Not only, can we offer friendship to God but to our neighbor as well,….a tougher one to be sure, especially that neighbor I don’t really care so much for…the price can be high, opening up ourselves to others, making ourselves vulnerable…Going out of our way to attend to needs of others calls for grace of generosity and selflessness.

The Good News, our actions may promote reconciliation and peace on earth, repairing damaged relationships.  We need to seek peace first in our own hearts before we can give it to others.  In God’s mercy can we forgive ourselves while we ask God for His Mercy.  Much prayer and sacramental grace is needed.  Jesus I trust in you!

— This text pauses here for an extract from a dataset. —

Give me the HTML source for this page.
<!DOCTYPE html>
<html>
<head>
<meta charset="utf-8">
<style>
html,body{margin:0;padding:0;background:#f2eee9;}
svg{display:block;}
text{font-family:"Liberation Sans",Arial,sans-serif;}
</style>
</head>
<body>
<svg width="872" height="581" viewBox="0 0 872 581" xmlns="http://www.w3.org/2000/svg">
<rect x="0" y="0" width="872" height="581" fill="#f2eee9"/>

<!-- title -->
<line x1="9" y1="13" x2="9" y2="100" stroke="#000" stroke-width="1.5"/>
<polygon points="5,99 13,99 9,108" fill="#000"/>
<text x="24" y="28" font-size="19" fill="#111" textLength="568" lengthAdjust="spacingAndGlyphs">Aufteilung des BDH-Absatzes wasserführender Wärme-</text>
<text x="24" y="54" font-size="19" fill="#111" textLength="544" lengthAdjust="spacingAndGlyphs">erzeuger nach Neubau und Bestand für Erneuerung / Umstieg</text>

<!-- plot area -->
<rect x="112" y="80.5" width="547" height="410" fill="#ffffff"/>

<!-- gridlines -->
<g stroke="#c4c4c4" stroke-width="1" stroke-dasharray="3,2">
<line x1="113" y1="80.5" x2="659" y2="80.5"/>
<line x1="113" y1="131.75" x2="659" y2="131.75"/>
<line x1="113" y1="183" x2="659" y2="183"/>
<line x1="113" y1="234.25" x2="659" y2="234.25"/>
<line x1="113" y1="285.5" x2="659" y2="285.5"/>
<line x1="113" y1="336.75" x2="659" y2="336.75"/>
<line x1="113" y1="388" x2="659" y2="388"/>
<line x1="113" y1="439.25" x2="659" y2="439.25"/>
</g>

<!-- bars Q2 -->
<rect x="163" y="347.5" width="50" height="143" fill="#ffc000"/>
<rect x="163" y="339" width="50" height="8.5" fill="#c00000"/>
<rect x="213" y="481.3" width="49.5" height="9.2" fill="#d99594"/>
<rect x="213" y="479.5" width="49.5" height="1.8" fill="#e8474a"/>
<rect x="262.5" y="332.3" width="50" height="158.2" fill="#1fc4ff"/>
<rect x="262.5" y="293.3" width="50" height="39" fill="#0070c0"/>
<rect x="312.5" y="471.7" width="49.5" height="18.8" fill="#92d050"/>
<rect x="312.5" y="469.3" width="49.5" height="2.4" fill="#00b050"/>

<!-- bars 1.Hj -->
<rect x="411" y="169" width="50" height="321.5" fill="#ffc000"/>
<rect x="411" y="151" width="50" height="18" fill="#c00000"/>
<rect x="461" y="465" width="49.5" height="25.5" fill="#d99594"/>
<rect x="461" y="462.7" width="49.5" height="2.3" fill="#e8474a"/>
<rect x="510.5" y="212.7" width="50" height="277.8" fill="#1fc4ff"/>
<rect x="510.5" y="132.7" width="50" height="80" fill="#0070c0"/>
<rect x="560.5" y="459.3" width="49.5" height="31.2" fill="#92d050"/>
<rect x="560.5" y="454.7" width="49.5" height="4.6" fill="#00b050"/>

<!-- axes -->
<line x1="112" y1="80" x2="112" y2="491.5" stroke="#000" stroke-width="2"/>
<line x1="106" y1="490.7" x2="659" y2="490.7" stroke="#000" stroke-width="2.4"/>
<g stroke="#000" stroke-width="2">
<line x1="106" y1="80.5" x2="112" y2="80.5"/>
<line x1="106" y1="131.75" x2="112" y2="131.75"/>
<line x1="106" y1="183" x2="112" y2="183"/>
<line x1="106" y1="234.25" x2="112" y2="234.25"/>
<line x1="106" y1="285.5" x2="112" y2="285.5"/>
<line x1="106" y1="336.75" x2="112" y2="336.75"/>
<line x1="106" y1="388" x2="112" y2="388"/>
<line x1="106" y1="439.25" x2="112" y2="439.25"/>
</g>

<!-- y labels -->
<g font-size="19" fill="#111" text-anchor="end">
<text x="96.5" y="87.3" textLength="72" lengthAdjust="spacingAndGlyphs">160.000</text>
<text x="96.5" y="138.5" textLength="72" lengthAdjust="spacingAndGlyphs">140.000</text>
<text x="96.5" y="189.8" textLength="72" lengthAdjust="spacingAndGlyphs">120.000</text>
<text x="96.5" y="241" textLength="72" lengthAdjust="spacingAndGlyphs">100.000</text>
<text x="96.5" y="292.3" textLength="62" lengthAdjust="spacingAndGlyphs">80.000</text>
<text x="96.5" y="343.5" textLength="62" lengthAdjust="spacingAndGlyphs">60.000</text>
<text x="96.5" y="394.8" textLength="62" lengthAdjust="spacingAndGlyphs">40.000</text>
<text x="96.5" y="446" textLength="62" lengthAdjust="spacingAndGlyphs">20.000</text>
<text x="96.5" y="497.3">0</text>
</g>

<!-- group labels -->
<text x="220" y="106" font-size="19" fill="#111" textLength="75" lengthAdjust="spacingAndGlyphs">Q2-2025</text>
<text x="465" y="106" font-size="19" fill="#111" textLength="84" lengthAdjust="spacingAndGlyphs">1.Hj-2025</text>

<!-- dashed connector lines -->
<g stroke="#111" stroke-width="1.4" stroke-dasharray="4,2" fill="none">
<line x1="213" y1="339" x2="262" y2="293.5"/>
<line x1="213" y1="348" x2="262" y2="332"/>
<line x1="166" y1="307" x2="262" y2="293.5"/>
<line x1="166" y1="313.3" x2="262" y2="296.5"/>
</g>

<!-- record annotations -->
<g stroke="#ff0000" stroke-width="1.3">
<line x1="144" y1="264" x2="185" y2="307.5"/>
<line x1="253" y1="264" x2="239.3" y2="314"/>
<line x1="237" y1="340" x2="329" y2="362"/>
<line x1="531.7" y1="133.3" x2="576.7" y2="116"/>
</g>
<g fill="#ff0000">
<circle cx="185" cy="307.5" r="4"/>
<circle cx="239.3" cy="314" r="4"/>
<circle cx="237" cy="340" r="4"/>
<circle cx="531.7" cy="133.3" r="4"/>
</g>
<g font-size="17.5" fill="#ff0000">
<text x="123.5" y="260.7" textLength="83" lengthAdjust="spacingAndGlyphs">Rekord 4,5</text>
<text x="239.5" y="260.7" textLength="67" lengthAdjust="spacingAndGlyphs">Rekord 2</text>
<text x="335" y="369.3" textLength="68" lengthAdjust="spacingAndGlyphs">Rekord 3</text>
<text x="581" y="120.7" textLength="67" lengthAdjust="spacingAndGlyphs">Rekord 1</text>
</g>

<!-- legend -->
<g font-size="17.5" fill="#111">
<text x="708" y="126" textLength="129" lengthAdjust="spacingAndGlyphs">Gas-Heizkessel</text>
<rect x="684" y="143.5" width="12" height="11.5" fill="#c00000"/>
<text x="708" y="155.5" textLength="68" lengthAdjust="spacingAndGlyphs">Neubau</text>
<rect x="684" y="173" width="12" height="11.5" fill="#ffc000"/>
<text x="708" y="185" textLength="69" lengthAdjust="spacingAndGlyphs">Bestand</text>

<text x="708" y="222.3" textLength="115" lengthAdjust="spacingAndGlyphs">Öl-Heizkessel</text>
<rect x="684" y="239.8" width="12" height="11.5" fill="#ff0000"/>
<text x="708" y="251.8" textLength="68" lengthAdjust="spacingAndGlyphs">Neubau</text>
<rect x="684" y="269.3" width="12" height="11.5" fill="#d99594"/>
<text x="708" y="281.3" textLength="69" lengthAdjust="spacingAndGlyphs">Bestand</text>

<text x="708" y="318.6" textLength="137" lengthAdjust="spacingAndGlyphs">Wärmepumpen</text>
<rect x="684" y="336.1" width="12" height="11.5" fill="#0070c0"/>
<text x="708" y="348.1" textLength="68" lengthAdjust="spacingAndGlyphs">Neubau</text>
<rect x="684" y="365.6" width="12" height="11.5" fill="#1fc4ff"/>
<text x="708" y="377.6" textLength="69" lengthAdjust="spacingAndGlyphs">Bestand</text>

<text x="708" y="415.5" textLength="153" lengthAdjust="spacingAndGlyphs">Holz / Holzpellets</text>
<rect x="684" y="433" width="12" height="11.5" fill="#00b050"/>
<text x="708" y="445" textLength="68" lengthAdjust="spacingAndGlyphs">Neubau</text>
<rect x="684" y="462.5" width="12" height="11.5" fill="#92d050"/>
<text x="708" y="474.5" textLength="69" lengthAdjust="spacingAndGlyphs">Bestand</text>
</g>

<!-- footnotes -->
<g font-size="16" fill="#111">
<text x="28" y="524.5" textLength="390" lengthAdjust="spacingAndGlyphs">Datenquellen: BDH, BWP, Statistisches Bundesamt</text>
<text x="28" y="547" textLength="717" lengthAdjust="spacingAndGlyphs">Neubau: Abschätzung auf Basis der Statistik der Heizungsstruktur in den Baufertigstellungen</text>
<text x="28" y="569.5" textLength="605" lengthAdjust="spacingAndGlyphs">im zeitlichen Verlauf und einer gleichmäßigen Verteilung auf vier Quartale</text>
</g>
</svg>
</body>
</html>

Oh, my God, I am sorry for all my sins.  Be merciful to me a sinner.  I am deeply sorry for having broken and weakened relationships with you and my neighbor.  I pray in your loving mercy you will heal what I have hurt and strengthen what I have weakened, in Jesus’ name I pray!



Let us conclude with a 19th century English carol, Christina Rosetti’s 1830 – 1894 A Christmas Carol:

A Christmas Carol

In the bleak mid-winter Frosty wind made moan, Earth stood hard as iron, ater like a stone; Snow had fallen, snow on snow, Snow on snow, In the bleak mid-winter Long ago.

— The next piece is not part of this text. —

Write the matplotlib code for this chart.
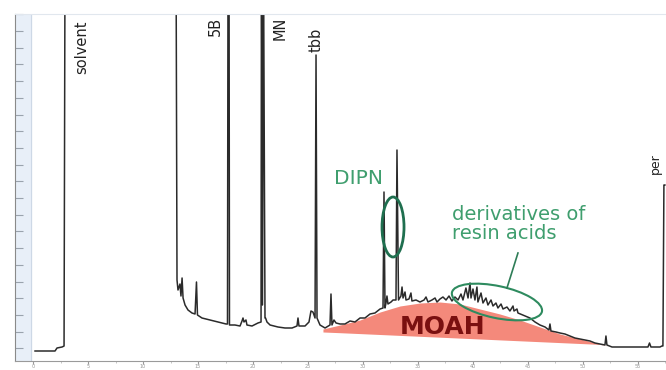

Our God, Heaven cannot hold Him Nor earth sustain; Heaven and earth shall flee away When He comes to reign: In the bleak midwinter

A stable-place sufficed The Lord God Almighty Jesus Christ. Enough for Him, whom cherubim Worship night and day, A breastful of milk And a mangerful of hay; Enough for Him, whom angels Fall down before,

The ox and ass and camel Which adore. Angels and archangels May have gathered there, Cherubim and seraphim Thronged the air; But only His mother In her maiden bliss Worshipped the Beloved With a kiss.

What can I give Him, Poor as I am? If I were a shepherd I would bring a lamb, If I were a Wise Man I would do my part,—Yet what I can I give Him, Give my heart.